- **Stated task**: Carry none of the pictures over; set down the material below exactly.
::::::::::
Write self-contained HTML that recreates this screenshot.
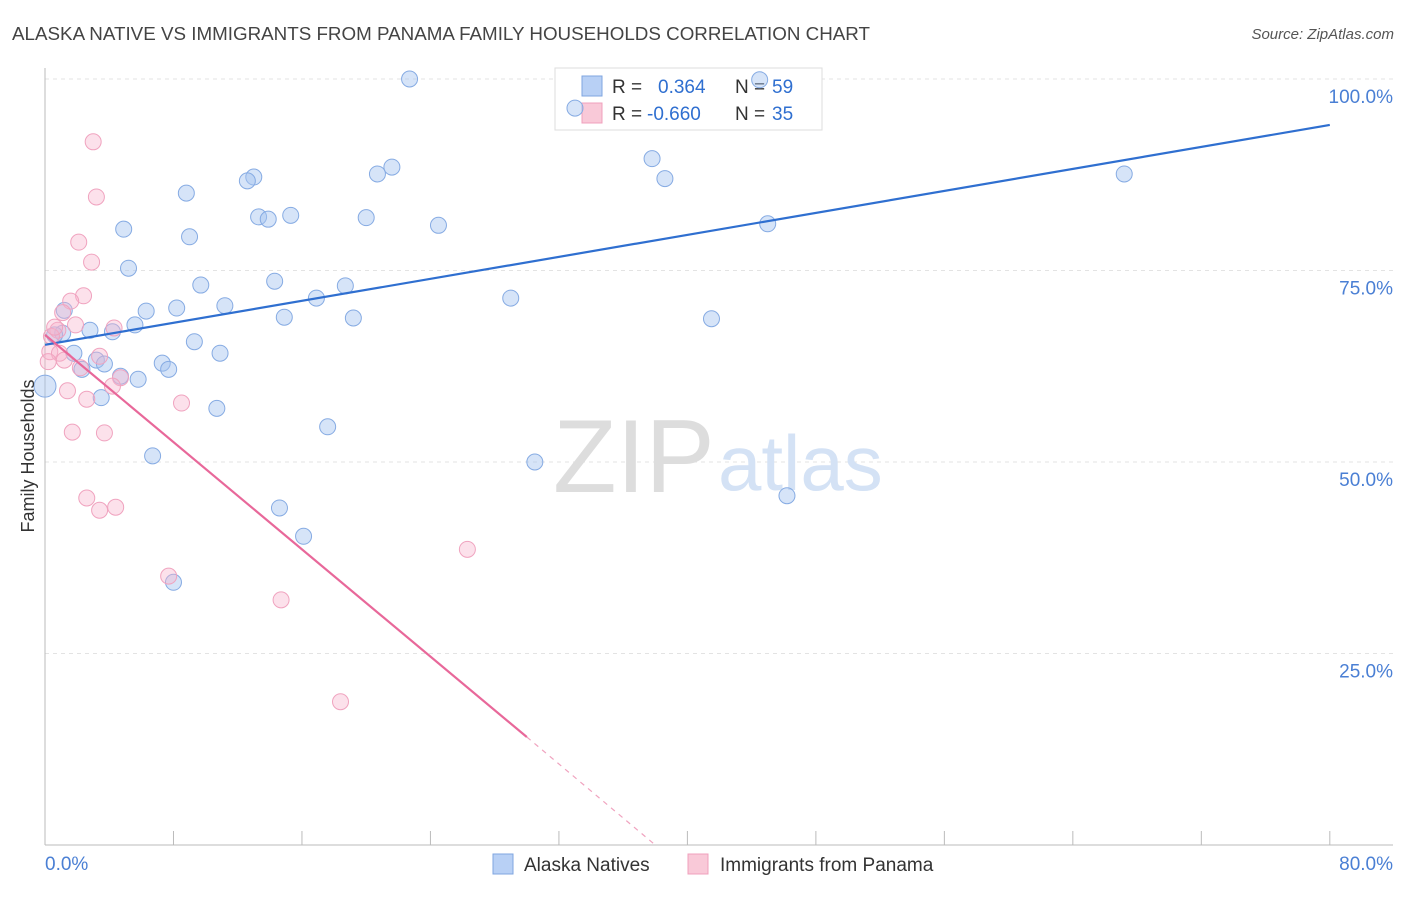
<!DOCTYPE html>
<html><head><meta charset="utf-8"><style>
body{margin:0;background:#fff;font-family:"Liberation Sans",sans-serif;}
svg text{font-family:"Liberation Sans",sans-serif;}
</style></head><body>
<svg id="chart" width="1406" height="892" xmlns="http://www.w3.org/2000/svg">
<text x="12" y="40" font-size="18.5" fill="#444" textLength="858" lengthAdjust="spacingAndGlyphs">ALASKA NATIVE VS IMMIGRANTS FROM PANAMA FAMILY HOUSEHOLDS CORRELATION CHART</text>
<text x="1394" y="39" font-size="15" fill="#555" text-anchor="end" font-style="italic">Source: ZipAtlas.com</text>
<g id="grid"></g>
<text x="553" y="492" font-size="104" fill="#ddd" font-family="Liberation Serif, serif">ZIP</text>
<text x="718" y="490" font-size="78" fill="#d4e2f5">atlas</text>
<g id="axes"></g>
<g>
<rect x="555" y="68" width="267" height="62" fill="#fff" stroke="#ddd"/>
<rect x="582" y="76" width="20" height="20" fill="#b8d0f5" stroke="#7fa6e0"/>
<rect x="582" y="103" width="20" height="20" fill="#f9c9d8" stroke="#f0a0bc"/>
<text x="612" y="93" font-size="19" fill="#333">R =</text>
<text x="658" y="93" font-size="19" fill="#2f6fd0">0.364</text>
<text x="735" y="93" font-size="19" fill="#333">N =</text>
<text x="772" y="93" font-size="19" fill="#2f6fd0">59</text>
<text x="612" y="120" font-size="19" fill="#333">R =</text>
<text x="647" y="120" font-size="19" fill="#2f6fd0">-0.660</text>
<text x="735" y="120" font-size="19" fill="#333">N =</text>
<text x="772" y="120" font-size="19" fill="#2f6fd0">35</text>
</g>
<g id="pts"></g>
<g id="lines"></g>
<text transform="translate(34,456) rotate(-90)" font-size="18" fill="#333" text-anchor="middle">Family Households</text>
<text x="45" y="870" font-size="19" fill="#4a7fd4">0.0%</text>
<text x="1393" y="870" font-size="19" fill="#4a7fd4" text-anchor="end">80.0%</text>
<g>
<rect x="493" y="854" width="20" height="20" fill="#b8d0f5" stroke="#7fa6e0"/>
<text x="524" y="871" font-size="19" fill="#333">Alaska Natives</text>
<rect x="688" y="854" width="20" height="20" fill="#f9c9d8" stroke="#f0a0bc"/>
<text x="720" y="871" font-size="19" fill="#333">Immigrants from Panama</text>
</g>
</svg>
<script>
const blueX=[22.7,44.5,33.0,21.6,20.7,13.0,12.6,37.8,38.6,67.2,8.8,13.3,13.9,15.3,20.0,24.5,45.0,4.9,9.0,5.2,14.3,9.7,18.7,16.9,29.0,6.3,8.2,11.2,1.2,14.9,19.2,41.5,5.6,2.8,4.2,9.3,10.9,1.8,3.2,3.7,7.3,7.7,2.3,4.7,5.8,0.0,3.5,10.7,17.6,6.7,30.5,46.2,14.6,16.1,8.0,1.1,0.6];
const blueY=[100.0,99.9,96.2,88.5,87.6,87.2,86.7,89.6,87.0,87.6,85.1,82.0,81.7,82.2,81.9,80.9,81.1,80.4,79.4,75.3,73.6,73.1,73.0,71.4,71.4,69.7,70.1,70.4,69.8,68.9,68.8,68.7,67.9,67.2,67.0,65.7,64.2,64.2,63.3,62.8,62.9,62.1,62.1,61.2,60.8,59.9,58.4,57.0,54.6,50.8,50.0,45.6,44.0,40.3,34.3,66.8,66.6];
const pinkX=[3.0,3.2,2.1,2.9,2.4,1.6,1.1,1.9,4.3,0.8,0.4,0.6,0.3,0.9,1.2,3.4,0.2,2.2,4.7,4.2,1.4,2.6,8.5,1.7,3.7,2.6,4.4,3.4,7.7,26.3,14.7,18.4];
const pinkY=[91.8,84.6,78.7,76.1,71.7,71.0,69.5,67.9,67.5,67.2,66.4,67.6,64.4,64.2,63.3,63.8,63.1,62.3,61.0,59.9,59.3,58.2,57.7,53.9,53.8,45.3,44.1,43.7,35.1,38.6,32.0,18.7];
const yTicks=[25,50,75,100];
const yTickLabels=["25.0%","50.0%","75.0%","100.0%"];
const xTicks=[0,8,16,24,32,40,48,56,64,72,80];
const blueLine=[[0,65.3],[80,94.0]];
const pinkLine=[[0,66.6],[30,14.1]];
const pinkDash=[[30,14.1],[38,0]];
const X=v=>45+v*16.06, Y=v=>845-v*7.66;
const NS="http://www.w3.org/2000/svg";
function mk(p,t,a){const e=document.createElementNS(NS,t);for(const k in a)e.setAttribute(k,a[k]);p.appendChild(e);return e;}
const grid=document.getElementById('grid'),axes=document.getElementById('axes'),pts=document.getElementById('pts'),lines=document.getElementById('lines');
yTicks.forEach((t,i)=>{const l=mk(grid,'line',{x1:45,x2:1393,y1:Y(t),y2:Y(t),stroke:'#e3e3e3','stroke-dasharray':'4,4'});


const tx=mk(grid,'text',{x:1393,y:Y(t)+24,'font-size':19,fill:'#4a7fd4','text-anchor':'end'});tx.textContent=yTickLabels[i];

});
mk(axes,'line',{x1:45,x2:45,y1:68,y2:845,stroke:'#bbb'});
mk(axes,'line',{x1:45,x2:1393,y1:845,y2:845,stroke:'#bbb'});
xTicks.forEach(t=>{const l=mk(axes,'line',{x1:X(t),x2:X(t),y1:831,y2:845,stroke:'#bbb'});

});
blueX.forEach((x,i)=>{const c=mk(pts,'circle',{cx:X(x),cy:Y(blueY[i]),r:x===0?11:8,fill:'rgba(165,195,240,0.45)',stroke:'#86abe3','stroke-width':1});

});
pinkX.forEach((x,i)=>{const c=mk(pts,'circle',{cx:X(x),cy:Y(pinkY[i]),r:8,fill:'rgba(248,180,204,0.4)',stroke:'#f0a3bf','stroke-width':1});

});
const bl=mk(lines,'line',{x1:X(blueLine[0][0]),y1:Y(blueLine[0][1]),x2:X(blueLine[1][0]),y2:Y(blueLine[1][1]),stroke:'#2f6fd0','stroke-width':2.2});


const pl=mk(lines,'line',{x1:X(pinkLine[0][0]),y1:Y(pinkLine[0][1]),x2:X(pinkLine[1][0]),y2:Y(pinkLine[1][1]),stroke:'#e8689a','stroke-width':2.2});


const pd=mk(lines,'line',{x1:X(pinkDash[0][0]),y1:Y(pinkDash[0][1]),x2:X(pinkDash[1][0]),y2:Y(pinkDash[1][1]),stroke:'#f0a3bf','stroke-width':1.2,'stroke-dasharray':'5,5'});


</script>
</body></html>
::::::::::
- **Complete answer**:
Write self-contained HTML that recreates this screenshot.
<!DOCTYPE html>
<html><head><meta charset="utf-8"><style>
body{margin:0;background:#fff;font-family:"Liberation Sans",sans-serif;}
svg text{font-family:"Liberation Sans",sans-serif;}
</style></head><body>
<svg id="chart" width="1406" height="892" xmlns="http://www.w3.org/2000/svg">
<text x="12" y="40" font-size="18.5" fill="#444" textLength="858" lengthAdjust="spacingAndGlyphs">ALASKA NATIVE VS IMMIGRANTS FROM PANAMA FAMILY HOUSEHOLDS CORRELATION CHART</text>
<text x="1394" y="39" font-size="15" fill="#555" text-anchor="end" font-style="italic">Source: ZipAtlas.com</text>
<g id="grid"></g>
<text x="553" y="492" font-size="104" fill="#ddd" font-family="Liberation Serif, serif">ZIP</text>
<text x="718" y="490" font-size="78" fill="#d4e2f5">atlas</text>
<g id="axes"></g>
<g>
<rect x="555" y="68" width="267" height="62" fill="#fff" stroke="#ddd"/>
<rect x="582" y="76" width="20" height="20" fill="#b8d0f5" stroke="#7fa6e0"/>
<rect x="582" y="103" width="20" height="20" fill="#f9c9d8" stroke="#f0a0bc"/>
<text x="612" y="93" font-size="19" fill="#333">R =</text>
<text x="658" y="93" font-size="19" fill="#2f6fd0">0.364</text>
<text x="735" y="93" font-size="19" fill="#333">N =</text>
<text x="772" y="93" font-size="19" fill="#2f6fd0">59</text>
<text x="612" y="120" font-size="19" fill="#333">R =</text>
<text x="647" y="120" font-size="19" fill="#2f6fd0">-0.660</text>
<text x="735" y="120" font-size="19" fill="#333">N =</text>
<text x="772" y="120" font-size="19" fill="#2f6fd0">35</text>
</g>
<g id="pts"></g>
<g id="lines"></g>
<text transform="translate(34,456) rotate(-90)" font-size="18" fill="#333" text-anchor="middle">Family Households</text>
<text x="45" y="870" font-size="19" fill="#4a7fd4">0.0%</text>
<text x="1393" y="870" font-size="19" fill="#4a7fd4" text-anchor="end">80.0%</text>
<g>
<rect x="493" y="854" width="20" height="20" fill="#b8d0f5" stroke="#7fa6e0"/>
<text x="524" y="871" font-size="19" fill="#333">Alaska Natives</text>
<rect x="688" y="854" width="20" height="20" fill="#f9c9d8" stroke="#f0a0bc"/>
<text x="720" y="871" font-size="19" fill="#333">Immigrants from Panama</text>
</g>
</svg>
<script>
const blueX=[22.7,44.5,33.0,21.6,20.7,13.0,12.6,37.8,38.6,67.2,8.8,13.3,13.9,15.3,20.0,24.5,45.0,4.9,9.0,5.2,14.3,9.7,18.7,16.9,29.0,6.3,8.2,11.2,1.2,14.9,19.2,41.5,5.6,2.8,4.2,9.3,10.9,1.8,3.2,3.7,7.3,7.7,2.3,4.7,5.8,0.0,3.5,10.7,17.6,6.7,30.5,46.2,14.6,16.1,8.0,1.1,0.6];
const blueY=[100.0,99.9,96.2,88.5,87.6,87.2,86.7,89.6,87.0,87.6,85.1,82.0,81.7,82.2,81.9,80.9,81.1,80.4,79.4,75.3,73.6,73.1,73.0,71.4,71.4,69.7,70.1,70.4,69.8,68.9,68.8,68.7,67.9,67.2,67.0,65.7,64.2,64.2,63.3,62.8,62.9,62.1,62.1,61.2,60.8,59.9,58.4,57.0,54.6,50.8,50.0,45.6,44.0,40.3,34.3,66.8,66.6];
const pinkX=[3.0,3.2,2.1,2.9,2.4,1.6,1.1,1.9,4.3,0.8,0.4,0.6,0.3,0.9,1.2,3.4,0.2,2.2,4.7,4.2,1.4,2.6,8.5,1.7,3.7,2.6,4.4,3.4,7.7,26.3,14.7,18.4];
const pinkY=[91.8,84.6,78.7,76.1,71.7,71.0,69.5,67.9,67.5,67.2,66.4,67.6,64.4,64.2,63.3,63.8,63.1,62.3,61.0,59.9,59.3,58.2,57.7,53.9,53.8,45.3,44.1,43.7,35.1,38.6,32.0,18.7];
const yTicks=[25,50,75,100];
const yTickLabels=["25.0%","50.0%","75.0%","100.0%"];
const xTicks=[0,8,16,24,32,40,48,56,64,72,80];
const blueLine=[[0,65.3],[80,94.0]];
const pinkLine=[[0,66.6],[30,14.1]];
const pinkDash=[[30,14.1],[38,0]];
const X=v=>45+v*16.06, Y=v=>845-v*7.66;
const NS="http://www.w3.org/2000/svg";
function mk(p,t,a){const e=document.createElementNS(NS,t);for(const k in a)e.setAttribute(k,a[k]);p.appendChild(e);return e;}
const grid=document.getElementById('grid'),axes=document.getElementById('axes'),pts=document.getElementById('pts'),lines=document.getElementById('lines');
yTicks.forEach((t,i)=>{const l=mk(grid,'line',{x1:45,x2:1393,y1:Y(t),y2:Y(t),stroke:'#e3e3e3','stroke-dasharray':'4,4'});


const tx=mk(grid,'text',{x:1393,y:Y(t)+24,'font-size':19,fill:'#4a7fd4','text-anchor':'end'});tx.textContent=yTickLabels[i];

});
mk(axes,'line',{x1:45,x2:45,y1:68,y2:845,stroke:'#bbb'});
mk(axes,'line',{x1:45,x2:1393,y1:845,y2:845,stroke:'#bbb'});
xTicks.forEach(t=>{const l=mk(axes,'line',{x1:X(t),x2:X(t),y1:831,y2:845,stroke:'#bbb'});

});
blueX.forEach((x,i)=>{const c=mk(pts,'circle',{cx:X(x),cy:Y(blueY[i]),r:x===0?11:8,fill:'rgba(165,195,240,0.45)',stroke:'#86abe3','stroke-width':1});

});
pinkX.forEach((x,i)=>{const c=mk(pts,'circle',{cx:X(x),cy:Y(pinkY[i]),r:8,fill:'rgba(248,180,204,0.4)',stroke:'#f0a3bf','stroke-width':1});

});
const bl=mk(lines,'line',{x1:X(blueLine[0][0]),y1:Y(blueLine[0][1]),x2:X(blueLine[1][0]),y2:Y(blueLine[1][1]),stroke:'#2f6fd0','stroke-width':2.2});


const pl=mk(lines,'line',{x1:X(pinkLine[0][0]),y1:Y(pinkLine[0][1]),x2:X(pinkLine[1][0]),y2:Y(pinkLine[1][1]),stroke:'#e8689a','stroke-width':2.2});


const pd=mk(lines,'line',{x1:X(pinkDash[0][0]),y1:Y(pinkDash[0][1]),x2:X(pinkDash[1][0]),y2:Y(pinkDash[1][1]),stroke:'#f0a3bf','stroke-width':1.2,'stroke-dasharray':'5,5'});


</script>
</body></html>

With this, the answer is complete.